╔══

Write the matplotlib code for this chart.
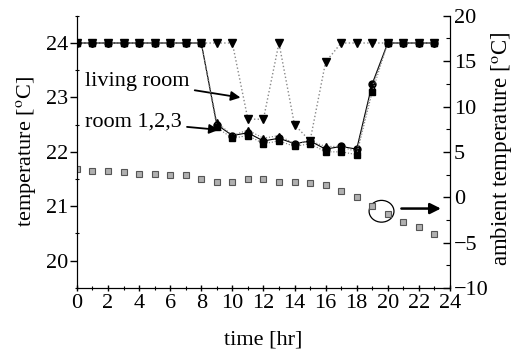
import matplotlib
matplotlib.use("Agg")
import matplotlib.pyplot as plt
from matplotlib.patches import Ellipse
from matplotlib.ticker import MultipleLocator

plt.rcParams['font.family'] = ['Liberation Serif', 'DejaVu Serif']
plt.rcParams['mathtext.fontset'] = 'stix'

hours = list(range(24))

# living room (dotted line, down triangles)
living = [24, 24, 24, 24, 24, 24, 24, 24, 24, 24, 24, 22.6, 22.6, 24, 22.5, 22.2,
          23.65, 24, 24, 24, 24, 24, 24, 24]

# rooms 1,2,3
room1 = [24, 24, 24, 24, 24, 24, 24, 24, 24, 22.5, 22.3, 22.35, 22.2, 22.25, 22.15, 22.2,
         22.05, 22.1, 22.05, 23.25, 24, 24, 24, 24]
room2 = [24, 24, 24, 24, 24, 24, 24, 24, 24, 22.55, 22.3, 22.4, 22.25, 22.3, 22.15, 22.2,
         22.1, 22.1, 22.0, 23.2, 24, 24, 24, 24]
room3 = [24, 24, 24, 24, 24, 24, 24, 24, 24, 22.45, 22.25, 22.3, 22.15, 22.2, 22.1, 22.15,
         22.0, 22.0, 21.95, 23.1, 24, 24, 24, 24]

# ambient temperature (right axis)
ambient = [3.1, 2.9, 2.9, 2.8, 2.6, 2.6, 2.5, 2.5, 2.0, 1.7, 1.7, 2.0, 2.0, 1.7, 1.7, 1.6,
           1.3, 0.7, 0.0, -1.0, -1.8, -2.7, -3.3, -4.1]

FS = 16

fig = plt.figure(figsize=(5.13, 3.59), dpi=100)
ax = fig.add_axes([0.150, 0.198, 0.727, 0.758])
ax2 = ax.twinx()

ax2.plot(hours, ambient, ls='none', marker='s', ms=4.5, mfc='#b0b0b0', mec='#555555', mew=0.8)

ax.plot(hours, living, ls=':', color='#888888', lw=1, marker='v', ms=6, mfc='black', mec='black', zorder=3)
ax.plot(hours, room1, ls='-', color='black', lw=0.8, marker='o', ms=5, mfc='black', mec='black', zorder=4)
ax.plot(hours, room2, ls=':', color='#777777', lw=0.8, marker='^', ms=5, mfc='black', mec='black', zorder=4)
ax.plot(hours, room3, ls=':', color='#777777', lw=0.8, marker='s', ms=4.5, mfc='black', mec='black', zorder=4)

ax.set_xlim(0, 24)
ax.set_ylim(19.5, 24.5)
ax2.set_ylim(-10, 20)

ax.xaxis.set_major_locator(MultipleLocator(2))
ax.xaxis.set_minor_locator(MultipleLocator(1))
ax.yaxis.set_major_locator(MultipleLocator(1))
ax.yaxis.set_minor_locator(MultipleLocator(0.5))
ax2.yaxis.set_major_locator(MultipleLocator(5))
ax2.yaxis.set_minor_locator(MultipleLocator(2.5))

for a in (ax, ax2):
    a.spines['top'].set_visible(False)
    a.tick_params(which='major', length=5, width=1, labelsize=FS, pad=1)
    a.tick_params(which='minor', length=3, width=0.8)
ax.tick_params(axis='x', which='both', direction='inout', pad=2)
ax.tick_params(axis='y', which='minor', direction='inout')
ax2.tick_params(axis='y', which='both', direction='in', pad=3)

ax.set_xlabel('time [hr]', fontsize=FS)
ax.set_ylabel('temperature [$^{\\rm o}$C]', fontsize=FS)
ax2.set_ylabel('ambient temperature [$^{\\rm o}$C]', fontsize=16.5)
ax.xaxis.set_label_coords(0.5, -0.155)
ax.yaxis.set_label_coords(-0.105, 0.5)
ax2.yaxis.set_label_coords(1.106, 0.51)

ax.annotate('living room', xy=(10.7, 22.99), xytext=(0.5, 23.3), fontsize=FS,
            va='center', ha='left',
            arrowprops=dict(arrowstyle='-|>', color='black', lw=1.3, mutation_scale=14))
ax.annotate('room 1,2,3', xy=(9.3, 22.4), xytext=(0.5, 22.55), fontsize=FS,
            va='center', ha='left',
            arrowprops=dict(arrowstyle='-|>', color='black', lw=1.3, mutation_scale=14))

ax2.add_patch(Ellipse((19.6, -1.55), 1.6, 2.4, fill=False, ec='black', lw=0.9))
ax2.annotate('', xy=(23.6, -1.25), xytext=(20.7, -1.25),
             arrowprops=dict(arrowstyle='-|>', color='black', lw=1.8, mutation_scale=16))

fig.savefig('out.png', dpi=100)
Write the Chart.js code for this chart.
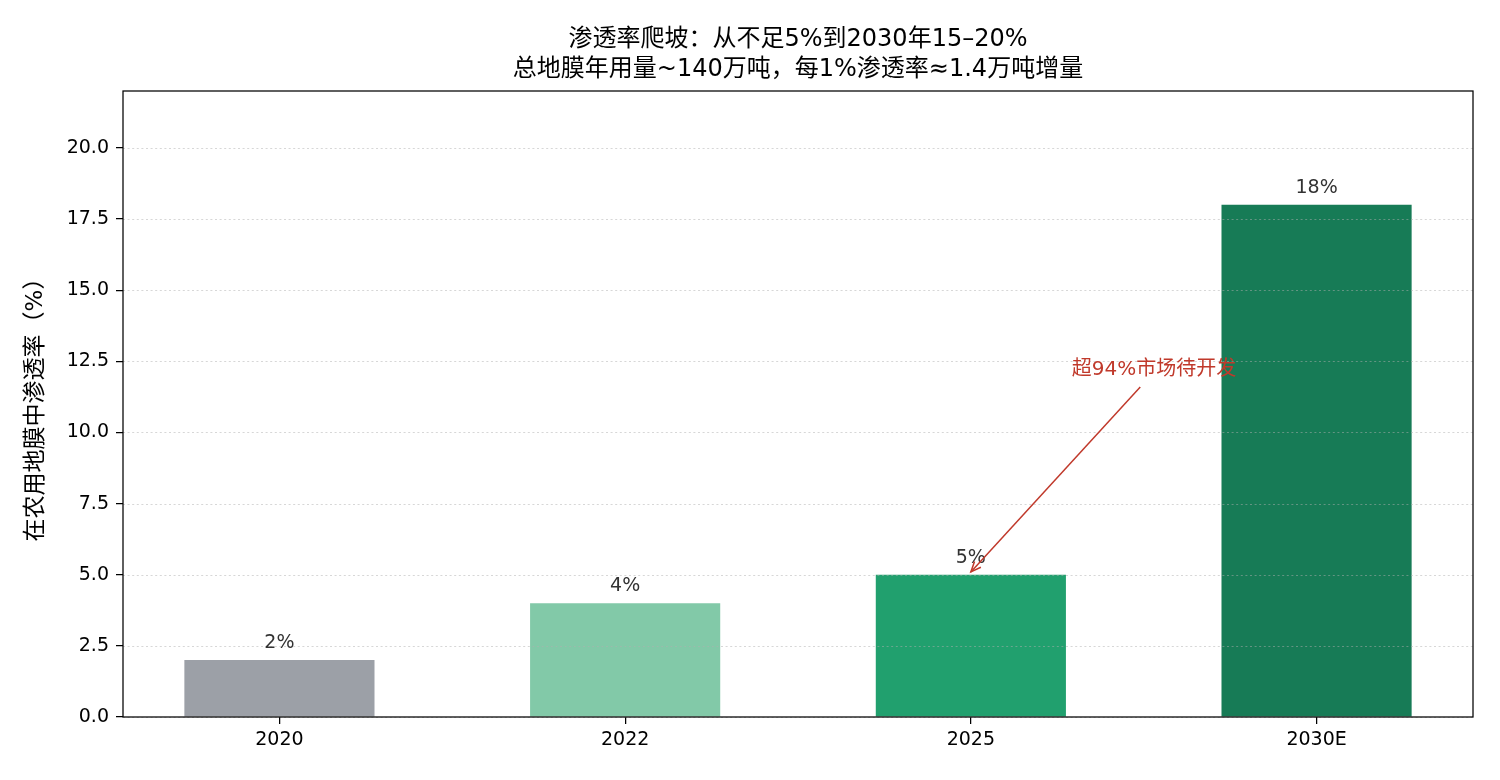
<!DOCTYPE html>
<html>
<head>
<meta charset="utf-8">
<script src="https://cdn.jsdelivr.net/npm/chart.js@4/dist/chart.umd.min.js"></script>
<style>
html,body{margin:0;padding:0;background:#fff;}
#wrap{width:1500px;height:780px;}
</style>
</head>
<body>
<div id="wrap"><canvas id="c" width="1500" height="780"></canvas></div>
<script>
// ---- data ----
const categories = ['2020', '2022', '2025', '2030E'];
const penetration = [2, 4, 5, 18];
const valueLabels = ['2%', '4%', '5%', '18%'];
const barColors = ['#9ca0a7', '#82c9a8', '#21a06e', '#177b56'];
const yTicks = [0, 2.5, 5, 7.5, 10, 12.5, 15, 17.5, 20];
const titleLines = ['渗透率爬坡：从不足5%到2030年15–20%', '总地膜年用量~140万吨，每1%渗透率≈1.4万吨增量'];
const yTitle = '在农用地膜中渗透率（%）';
const annoText = '超94%市场待开发';
const annoTextPos = [2.53, 12.2];
const annoArrowFrom = [2.49, 11.6];
const annoArrowTo = [2.0, 5.1];

const FONT = '"DejaVu Sans", "Noto Sans CJK SC", sans-serif';

const overlay = {
  id: 'overlay',
  beforeDraw(chart) {
    const {ctx, chartArea: a} = chart;
    ctx.save();
    ctx.fillStyle = '#000';
    ctx.font = '24px ' + FONT;
    ctx.textAlign = 'center';
    ctx.textBaseline = 'middle';
    const cx = (a.left + a.right) / 2;
    ctx.fillText(titleLines[0], cx, 40);
    ctx.fillText(titleLines[1], cx, 70);
    ctx.restore();
  },
  afterDatasetsDraw(chart) {
    const {ctx, chartArea: a, scales: {x, y}} = chart;
    // dotted grid on top of bars
    ctx.save();
    ctx.strokeStyle = 'rgba(176,176,176,0.5)';
    ctx.lineWidth = 1;
    ctx.setLineDash([2, 2.6]);
    yTicks.forEach(v => {
      const py = Math.round(y.getPixelForValue(v)) + 0.5;
      ctx.beginPath();
      ctx.moveTo(a.left, py);
      ctx.lineTo(a.right, py);
      ctx.stroke();
    });
    ctx.restore();
    // value labels
    ctx.save();
    ctx.fillStyle = '#333333';
    ctx.font = '19px ' + FONT;
    ctx.textAlign = 'center';
    ctx.textBaseline = 'alphabetic';
    chart.getDatasetMeta(0).data.forEach((bar, i) => {
      ctx.fillText(valueLabels[i], bar.x, bar.y - 12);
    });
    ctx.restore();
    // annotation
    ctx.save();
    ctx.strokeStyle = '#c0392b';
    ctx.fillStyle = '#c0392b';
    ctx.lineWidth = 1.5;
    const x0 = x.getPixelForValue(annoArrowFrom[0]), y0 = y.getPixelForValue(annoArrowFrom[1]);
    const x1 = x.getPixelForValue(annoArrowTo[0]), y1 = y.getPixelForValue(annoArrowTo[1]);
    ctx.beginPath();
    ctx.moveTo(x0, y0);
    ctx.lineTo(x1, y1);
    ctx.stroke();
    const ang = Math.atan2(y1 - y0, x1 - x0);
    const hl = 11, hw = 0.4;
    ctx.beginPath();
    ctx.moveTo(x1 - hl * Math.cos(ang - hw), y1 - hl * Math.sin(ang - hw));
    ctx.lineTo(x1, y1);
    ctx.lineTo(x1 - hl * Math.cos(ang + hw), y1 - hl * Math.sin(ang + hw));
    ctx.stroke();
    ctx.font = '20px ' + FONT;
    ctx.textAlign = 'center';
    ctx.textBaseline = 'middle';
    ctx.fillText(annoText, x.getPixelForValue(annoTextPos[0]), y.getPixelForValue(annoTextPos[1]));
    ctx.restore();
  },
  afterDraw(chart) {
    const {ctx, chartArea: a} = chart;
    ctx.save();
    ctx.strokeStyle = '#000';
    ctx.lineWidth = 1.25;
    ctx.strokeRect(a.left, a.top, a.right - a.left, a.bottom - a.top);
    ctx.restore();
  }
};

new Chart(document.getElementById('c'), {
  type: 'bar',
  data: {
    datasets: [{
      data: penetration.map((v, i) => ({x: i, y: v})),
      backgroundColor: barColors,
      borderWidth: 0,
      barPercentage: 0.55,
      categoryPercentage: 1.0
    }]
  },
  options: {
    responsive: false,
    animation: false,
    layout: {padding: {left: 0, right: 27, top: 91, bottom: 0}},
    plugins: {
      legend: {display: false},
      tooltip: {enabled: false},
      title: {display: false}
    },
    scales: {
      x: {
        type: 'linear',
        min: -0.4525,
        max: 3.4525,
        offset: false,
        afterBuildTicks: s => { s.ticks = categories.map((c, i) => ({value: i})); },
        afterFit: s => { s.height = 63; },
        ticks: {
          color: '#000',
          font: {family: FONT, size: 19},
          padding: 5,
          maxRotation: 0,
          autoSkip: false,
          callback: v => categories[v]
        },
        grid: {drawOnChartArea: false, drawTicks: true, tickLength: 7, tickColor: '#000', lineWidth: 1.25, offset: false},
        border: {display: false}
      },
      y: {
        min: 0,
        max: 22,
        afterBuildTicks: s => { s.ticks = yTicks.map(v => ({value: v})); },
        afterFit: s => { s.width = 123; },
        ticks: {
          color: '#000',
          font: {family: FONT, size: 19},
          padding: 7,
          callback: v => v.toFixed(1)
        },
        grid: {drawOnChartArea: false, drawTicks: true, tickLength: 7, tickColor: '#000', lineWidth: 1.25},
        border: {display: false},
        title: {
          display: true,
          text: yTitle,
          color: '#000',
          font: {family: FONT, size: 23},
          padding: {top: 22, bottom: 0}
        }
      }
    }
  },
  plugins: [overlay]
});
</script>
</body>
</html>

╚══

WHAT IS ASKED ▸
Return only the lines running from the start of the entries above to the line that contains "from matplotlib.ticker import MultipleLocator", inclusive, and omit every picture.

OUTPUT OF THE TASK ▸
Write the matplotlib code for this chart.
import matplotlib
matplotlib.use("Agg")
import matplotlib.pyplot as plt
from matplotlib.patches import Ellipse
from matplotlib.ticker import MultipleLocator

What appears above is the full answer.